The products are a variation of GICs. Instead of a stated interest rate, the return is linked to a stock market index, in this case one of three: Canadian banks, Canadian utilities or a broad U.S. market index. If the index goes up, you make more. The maximum is 9 per cent over the three years which seems a little less attractive when expressed as 3 per cent a year.
As well, you can’t lose your principal: No matter what happens to stock markets in the three years, you are guaranteed a 1.5-per-cent return — 0.5 per cent a year. Not so hot either, considering plain three-year GICs pay three times as much.
All big banks and many insurers offer these products because people buy them. They have a surface appeal to very conservative customers, often elderly, who are dead scared of the stock market and ever-worried about just keeping up with inflation.
The marketing gives the impression there is a free lunch — a bigger return for no more risk. There is some extra gain, but very little. Most of the benefit goes to the institution selling the product.
“Market-linked GICs are really just insurance,” says Clay Gillespie, managing director of Rogers Group Financial in Vancouver, a fee-only financial planner. “You’re capping your upside and limiting your downside, but the marketing is quite appealing.
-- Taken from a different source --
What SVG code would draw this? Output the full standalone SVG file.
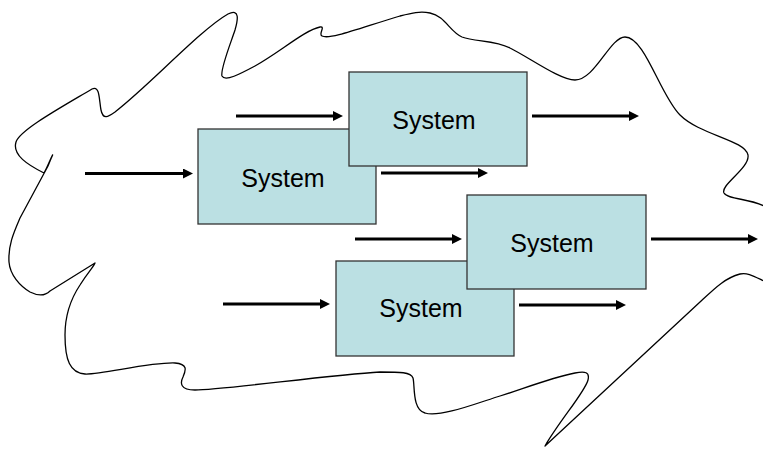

You’re guaranteed to make money. People like that.”
ATB Financial, an Alberta crown corporation that was formerly the Alberta Treasury Branch, has stopped selling index-linked GICs. ATB has 697,000 customers and decided these products are not in their customers’ best interest. They are too hard to explain, it is difficult to figure out the return and you have no control over what you get, as colleague Ellen Roseman summed up in a column last year.
Here’s a closer look at index-linked GICs:
Gillespie points out that there are very few three- or five-year periods when major markets returned nothing. So your hedge — taking a lower, but guaranteed interest rate in case they do fall — isn’t a good bet.
In an article last year, Oakville financial planner Dan Hallett, with HighView Financial Group, came to the same conclusion. Hallett looked at three- and five-year index-linked GICs offered by Alterna Bank. He compared the GIC returns with rolling three- and five-year returns of the S&P/TSX 60 index over a 25-year period. The three-year GIC underperformed 77 per cent of the time and the five-year GIC, 97 per cent of the time.
Hallett says his finding was specific to those Alterna products. But he adds that banks and insurance companies structure the products to minimize their costs.
“The advantage will always be with them,” Hallett says
In the end, index-linked GICs have a surface appeal and a small potential for gain. But you give up a lot.
You buy stocks and fixed income investments for different reasons. If you want safety, accept a lower return. If you want to make a higher return, you have to take more risk. There’s no way around it. Blending the two gives you the worst of both worlds.